WHAT TO DO >> All pictures are to be skipped; retype only the lines from the top of the entries through the line with "return xp / W", both included.

Raw records >>
┏━━

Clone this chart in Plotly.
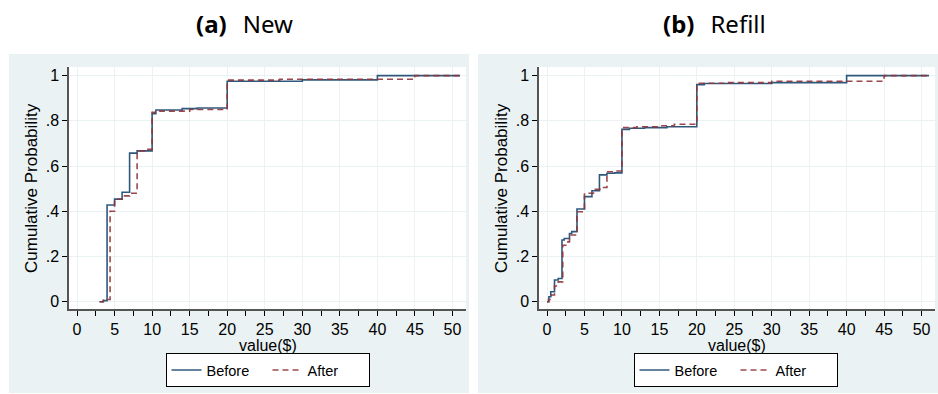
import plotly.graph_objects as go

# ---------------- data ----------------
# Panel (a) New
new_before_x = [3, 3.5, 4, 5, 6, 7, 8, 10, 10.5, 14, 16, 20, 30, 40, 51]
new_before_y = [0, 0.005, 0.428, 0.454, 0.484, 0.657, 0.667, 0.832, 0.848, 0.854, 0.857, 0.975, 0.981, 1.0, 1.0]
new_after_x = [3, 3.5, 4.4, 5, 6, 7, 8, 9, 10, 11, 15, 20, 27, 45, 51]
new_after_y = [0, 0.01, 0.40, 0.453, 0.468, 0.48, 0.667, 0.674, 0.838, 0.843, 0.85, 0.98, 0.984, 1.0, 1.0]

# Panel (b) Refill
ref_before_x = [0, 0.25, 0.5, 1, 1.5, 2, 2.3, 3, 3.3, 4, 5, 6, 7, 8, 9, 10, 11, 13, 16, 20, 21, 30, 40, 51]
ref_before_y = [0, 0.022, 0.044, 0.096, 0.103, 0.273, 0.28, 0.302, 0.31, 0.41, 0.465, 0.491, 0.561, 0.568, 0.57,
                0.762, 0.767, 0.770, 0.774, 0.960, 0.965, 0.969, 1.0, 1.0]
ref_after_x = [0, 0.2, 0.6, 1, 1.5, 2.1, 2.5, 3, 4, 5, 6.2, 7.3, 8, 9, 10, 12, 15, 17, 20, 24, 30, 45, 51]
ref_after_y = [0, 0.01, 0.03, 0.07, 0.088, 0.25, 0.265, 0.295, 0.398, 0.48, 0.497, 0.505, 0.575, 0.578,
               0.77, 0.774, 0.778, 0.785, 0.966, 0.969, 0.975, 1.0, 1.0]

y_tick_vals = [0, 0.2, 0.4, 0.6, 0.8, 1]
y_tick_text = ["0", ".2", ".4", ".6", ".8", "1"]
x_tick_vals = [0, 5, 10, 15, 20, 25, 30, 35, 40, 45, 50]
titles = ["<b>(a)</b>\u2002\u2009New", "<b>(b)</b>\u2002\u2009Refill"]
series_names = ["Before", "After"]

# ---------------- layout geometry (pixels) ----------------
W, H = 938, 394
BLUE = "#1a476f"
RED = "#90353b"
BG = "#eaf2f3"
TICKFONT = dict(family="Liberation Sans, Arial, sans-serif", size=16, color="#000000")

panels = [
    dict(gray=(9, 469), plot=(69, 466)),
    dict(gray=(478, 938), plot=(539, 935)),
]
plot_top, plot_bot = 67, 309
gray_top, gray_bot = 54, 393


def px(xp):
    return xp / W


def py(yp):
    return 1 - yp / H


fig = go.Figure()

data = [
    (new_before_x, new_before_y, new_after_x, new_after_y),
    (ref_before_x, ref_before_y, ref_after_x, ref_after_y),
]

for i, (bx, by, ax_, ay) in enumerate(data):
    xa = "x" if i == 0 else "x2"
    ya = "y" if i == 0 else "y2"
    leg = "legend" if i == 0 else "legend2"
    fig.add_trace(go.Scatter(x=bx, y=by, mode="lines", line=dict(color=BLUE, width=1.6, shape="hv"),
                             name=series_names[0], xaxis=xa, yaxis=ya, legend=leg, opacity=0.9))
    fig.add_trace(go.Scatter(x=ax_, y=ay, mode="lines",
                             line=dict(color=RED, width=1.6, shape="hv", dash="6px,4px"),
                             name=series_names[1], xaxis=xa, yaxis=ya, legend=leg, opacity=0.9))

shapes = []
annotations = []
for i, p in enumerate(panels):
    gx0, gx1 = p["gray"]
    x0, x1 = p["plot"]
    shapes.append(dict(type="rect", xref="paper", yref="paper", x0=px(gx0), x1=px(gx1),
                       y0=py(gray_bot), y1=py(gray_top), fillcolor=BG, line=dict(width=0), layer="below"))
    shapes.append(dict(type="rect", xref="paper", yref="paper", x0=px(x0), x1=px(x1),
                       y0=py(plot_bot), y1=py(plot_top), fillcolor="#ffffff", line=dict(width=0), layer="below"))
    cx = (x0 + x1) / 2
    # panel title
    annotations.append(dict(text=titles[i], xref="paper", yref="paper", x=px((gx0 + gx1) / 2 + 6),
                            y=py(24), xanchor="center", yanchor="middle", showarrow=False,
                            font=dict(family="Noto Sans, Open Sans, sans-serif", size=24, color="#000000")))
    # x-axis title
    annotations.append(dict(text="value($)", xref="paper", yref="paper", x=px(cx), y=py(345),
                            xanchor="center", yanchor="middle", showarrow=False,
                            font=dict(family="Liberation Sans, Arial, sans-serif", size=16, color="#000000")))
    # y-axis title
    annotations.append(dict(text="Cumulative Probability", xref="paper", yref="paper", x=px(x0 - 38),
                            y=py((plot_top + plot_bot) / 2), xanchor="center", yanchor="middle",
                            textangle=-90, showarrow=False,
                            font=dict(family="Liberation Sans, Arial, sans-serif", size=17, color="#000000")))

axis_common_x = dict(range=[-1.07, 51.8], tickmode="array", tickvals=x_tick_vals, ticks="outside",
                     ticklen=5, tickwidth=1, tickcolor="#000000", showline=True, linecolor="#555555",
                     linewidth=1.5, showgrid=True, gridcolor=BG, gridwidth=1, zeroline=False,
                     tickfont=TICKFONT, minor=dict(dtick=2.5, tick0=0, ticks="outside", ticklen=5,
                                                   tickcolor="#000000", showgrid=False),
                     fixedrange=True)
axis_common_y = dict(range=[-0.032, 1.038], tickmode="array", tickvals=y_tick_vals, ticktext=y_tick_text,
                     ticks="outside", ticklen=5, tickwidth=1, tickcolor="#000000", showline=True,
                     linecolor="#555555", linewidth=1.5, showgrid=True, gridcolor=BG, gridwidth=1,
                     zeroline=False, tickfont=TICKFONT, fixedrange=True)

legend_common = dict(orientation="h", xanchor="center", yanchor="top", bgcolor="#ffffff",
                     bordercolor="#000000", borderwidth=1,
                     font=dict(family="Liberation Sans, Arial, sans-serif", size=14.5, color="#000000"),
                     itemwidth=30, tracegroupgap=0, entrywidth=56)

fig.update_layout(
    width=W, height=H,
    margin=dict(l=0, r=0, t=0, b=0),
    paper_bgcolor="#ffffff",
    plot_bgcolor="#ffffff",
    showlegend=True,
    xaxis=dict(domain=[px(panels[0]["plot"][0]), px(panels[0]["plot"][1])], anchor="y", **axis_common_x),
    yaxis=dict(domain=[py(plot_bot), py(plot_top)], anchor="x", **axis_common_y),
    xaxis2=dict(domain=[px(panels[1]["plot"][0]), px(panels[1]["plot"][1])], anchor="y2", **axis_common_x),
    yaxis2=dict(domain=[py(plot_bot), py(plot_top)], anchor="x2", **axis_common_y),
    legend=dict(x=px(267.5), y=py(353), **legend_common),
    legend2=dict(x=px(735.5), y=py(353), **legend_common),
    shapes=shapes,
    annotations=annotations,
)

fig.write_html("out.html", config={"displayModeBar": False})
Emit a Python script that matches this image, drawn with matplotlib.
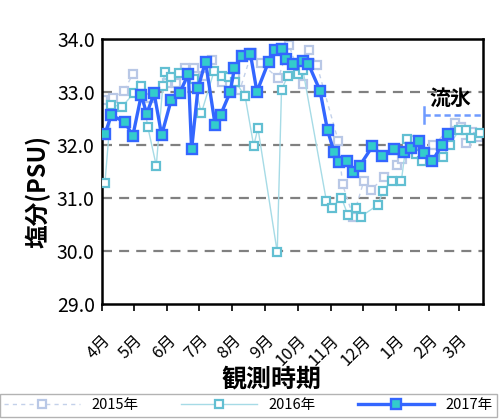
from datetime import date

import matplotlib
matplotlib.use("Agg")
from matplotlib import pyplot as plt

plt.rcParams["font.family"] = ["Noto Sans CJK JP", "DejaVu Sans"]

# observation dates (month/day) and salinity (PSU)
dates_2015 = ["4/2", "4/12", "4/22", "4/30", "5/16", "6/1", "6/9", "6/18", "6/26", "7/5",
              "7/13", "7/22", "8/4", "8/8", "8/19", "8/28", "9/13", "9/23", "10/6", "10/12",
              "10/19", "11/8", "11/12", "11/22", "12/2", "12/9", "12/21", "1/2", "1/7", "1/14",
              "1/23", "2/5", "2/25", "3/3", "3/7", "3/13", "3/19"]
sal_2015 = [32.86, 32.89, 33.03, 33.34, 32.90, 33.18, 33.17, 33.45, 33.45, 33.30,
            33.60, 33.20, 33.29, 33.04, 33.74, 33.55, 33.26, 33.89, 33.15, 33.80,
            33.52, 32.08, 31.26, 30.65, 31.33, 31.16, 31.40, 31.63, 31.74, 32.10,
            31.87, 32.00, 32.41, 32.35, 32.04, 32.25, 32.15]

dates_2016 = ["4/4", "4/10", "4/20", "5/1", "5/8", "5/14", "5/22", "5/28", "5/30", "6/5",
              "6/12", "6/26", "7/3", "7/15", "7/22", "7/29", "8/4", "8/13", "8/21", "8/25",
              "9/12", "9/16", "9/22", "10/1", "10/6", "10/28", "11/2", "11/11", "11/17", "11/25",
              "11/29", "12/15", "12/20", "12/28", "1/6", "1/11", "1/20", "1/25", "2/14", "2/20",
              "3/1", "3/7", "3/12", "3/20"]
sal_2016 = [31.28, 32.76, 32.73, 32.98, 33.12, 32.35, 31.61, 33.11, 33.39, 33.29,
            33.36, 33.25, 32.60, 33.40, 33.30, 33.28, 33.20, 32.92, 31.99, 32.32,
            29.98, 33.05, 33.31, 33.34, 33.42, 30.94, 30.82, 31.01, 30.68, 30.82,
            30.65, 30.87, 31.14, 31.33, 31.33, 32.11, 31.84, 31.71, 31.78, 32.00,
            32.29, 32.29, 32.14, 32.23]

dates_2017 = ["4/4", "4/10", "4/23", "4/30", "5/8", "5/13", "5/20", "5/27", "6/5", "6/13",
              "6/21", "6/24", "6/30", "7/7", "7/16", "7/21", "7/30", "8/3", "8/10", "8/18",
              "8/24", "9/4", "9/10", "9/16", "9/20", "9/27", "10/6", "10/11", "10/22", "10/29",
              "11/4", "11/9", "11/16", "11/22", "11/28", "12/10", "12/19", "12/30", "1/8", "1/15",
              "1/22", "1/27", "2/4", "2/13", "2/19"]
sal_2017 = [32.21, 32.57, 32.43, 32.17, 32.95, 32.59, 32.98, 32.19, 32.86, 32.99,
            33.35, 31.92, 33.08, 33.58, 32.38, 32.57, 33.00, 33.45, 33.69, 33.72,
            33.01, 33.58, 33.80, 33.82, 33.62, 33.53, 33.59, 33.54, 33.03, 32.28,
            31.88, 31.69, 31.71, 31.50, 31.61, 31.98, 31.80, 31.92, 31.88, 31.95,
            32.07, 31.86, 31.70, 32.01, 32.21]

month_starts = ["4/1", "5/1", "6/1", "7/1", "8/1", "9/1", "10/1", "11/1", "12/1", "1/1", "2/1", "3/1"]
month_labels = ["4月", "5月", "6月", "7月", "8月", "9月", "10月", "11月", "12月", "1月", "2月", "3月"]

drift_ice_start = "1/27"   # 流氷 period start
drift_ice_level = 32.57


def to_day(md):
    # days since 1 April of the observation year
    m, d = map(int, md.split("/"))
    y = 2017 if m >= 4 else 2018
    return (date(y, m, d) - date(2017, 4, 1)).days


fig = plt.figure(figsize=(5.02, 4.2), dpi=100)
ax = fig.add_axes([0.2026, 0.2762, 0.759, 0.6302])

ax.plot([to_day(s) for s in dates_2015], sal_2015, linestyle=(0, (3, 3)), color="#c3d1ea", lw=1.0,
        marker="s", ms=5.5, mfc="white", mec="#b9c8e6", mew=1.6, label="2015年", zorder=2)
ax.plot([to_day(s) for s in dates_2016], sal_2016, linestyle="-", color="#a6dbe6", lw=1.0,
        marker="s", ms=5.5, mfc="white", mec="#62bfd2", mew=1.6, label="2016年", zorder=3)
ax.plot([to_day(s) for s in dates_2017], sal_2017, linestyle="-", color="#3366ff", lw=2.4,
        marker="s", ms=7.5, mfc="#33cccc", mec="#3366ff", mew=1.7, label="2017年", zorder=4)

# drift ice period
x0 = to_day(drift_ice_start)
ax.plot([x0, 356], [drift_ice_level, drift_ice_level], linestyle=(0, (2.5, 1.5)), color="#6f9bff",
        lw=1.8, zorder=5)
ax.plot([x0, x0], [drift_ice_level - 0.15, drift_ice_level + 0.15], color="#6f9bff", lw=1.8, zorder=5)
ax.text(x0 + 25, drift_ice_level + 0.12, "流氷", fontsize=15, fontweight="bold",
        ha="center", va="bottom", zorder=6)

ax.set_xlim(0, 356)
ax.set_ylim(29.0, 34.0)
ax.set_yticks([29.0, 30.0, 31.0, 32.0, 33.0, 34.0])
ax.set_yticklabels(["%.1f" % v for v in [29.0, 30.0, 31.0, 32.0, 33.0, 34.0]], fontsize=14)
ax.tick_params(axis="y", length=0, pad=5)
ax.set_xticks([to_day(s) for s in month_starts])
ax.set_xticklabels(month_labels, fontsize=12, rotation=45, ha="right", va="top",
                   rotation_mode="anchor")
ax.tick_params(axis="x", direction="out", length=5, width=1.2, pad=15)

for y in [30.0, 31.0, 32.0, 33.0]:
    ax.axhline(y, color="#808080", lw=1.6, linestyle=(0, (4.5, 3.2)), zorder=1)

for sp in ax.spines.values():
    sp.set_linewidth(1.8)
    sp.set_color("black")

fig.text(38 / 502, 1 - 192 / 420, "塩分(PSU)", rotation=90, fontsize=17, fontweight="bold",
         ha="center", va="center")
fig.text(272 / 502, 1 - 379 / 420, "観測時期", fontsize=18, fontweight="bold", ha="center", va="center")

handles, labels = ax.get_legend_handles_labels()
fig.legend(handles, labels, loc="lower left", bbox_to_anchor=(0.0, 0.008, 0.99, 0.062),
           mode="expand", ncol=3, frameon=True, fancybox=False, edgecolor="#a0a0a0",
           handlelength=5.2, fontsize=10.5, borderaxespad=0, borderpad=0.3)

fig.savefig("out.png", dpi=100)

┗━━

SOLUTION TO THE PROBLEM >>
Clone this chart in Plotly.
import plotly.graph_objects as go

# ---------------- data ----------------
# Panel (a) New
new_before_x = [3, 3.5, 4, 5, 6, 7, 8, 10, 10.5, 14, 16, 20, 30, 40, 51]
new_before_y = [0, 0.005, 0.428, 0.454, 0.484, 0.657, 0.667, 0.832, 0.848, 0.854, 0.857, 0.975, 0.981, 1.0, 1.0]
new_after_x = [3, 3.5, 4.4, 5, 6, 7, 8, 9, 10, 11, 15, 20, 27, 45, 51]
new_after_y = [0, 0.01, 0.40, 0.453, 0.468, 0.48, 0.667, 0.674, 0.838, 0.843, 0.85, 0.98, 0.984, 1.0, 1.0]

# Panel (b) Refill
ref_before_x = [0, 0.25, 0.5, 1, 1.5, 2, 2.3, 3, 3.3, 4, 5, 6, 7, 8, 9, 10, 11, 13, 16, 20, 21, 30, 40, 51]
ref_before_y = [0, 0.022, 0.044, 0.096, 0.103, 0.273, 0.28, 0.302, 0.31, 0.41, 0.465, 0.491, 0.561, 0.568, 0.57,
                0.762, 0.767, 0.770, 0.774, 0.960, 0.965, 0.969, 1.0, 1.0]
ref_after_x = [0, 0.2, 0.6, 1, 1.5, 2.1, 2.5, 3, 4, 5, 6.2, 7.3, 8, 9, 10, 12, 15, 17, 20, 24, 30, 45, 51]
ref_after_y = [0, 0.01, 0.03, 0.07, 0.088, 0.25, 0.265, 0.295, 0.398, 0.48, 0.497, 0.505, 0.575, 0.578,
               0.77, 0.774, 0.778, 0.785, 0.966, 0.969, 0.975, 1.0, 1.0]

y_tick_vals = [0, 0.2, 0.4, 0.6, 0.8, 1]
y_tick_text = ["0", ".2", ".4", ".6", ".8", "1"]
x_tick_vals = [0, 5, 10, 15, 20, 25, 30, 35, 40, 45, 50]
titles = ["<b>(a)</b>\u2002\u2009New", "<b>(b)</b>\u2002\u2009Refill"]
series_names = ["Before", "After"]

# ---------------- layout geometry (pixels) ----------------
W, H = 938, 394
BLUE = "#1a476f"
RED = "#90353b"
BG = "#eaf2f3"
TICKFONT = dict(family="Liberation Sans, Arial, sans-serif", size=16, color="#000000")

panels = [
    dict(gray=(9, 469), plot=(69, 466)),
    dict(gray=(478, 938), plot=(539, 935)),
]
plot_top, plot_bot = 67, 309
gray_top, gray_bot = 54, 393


def px(xp):
    return xp / W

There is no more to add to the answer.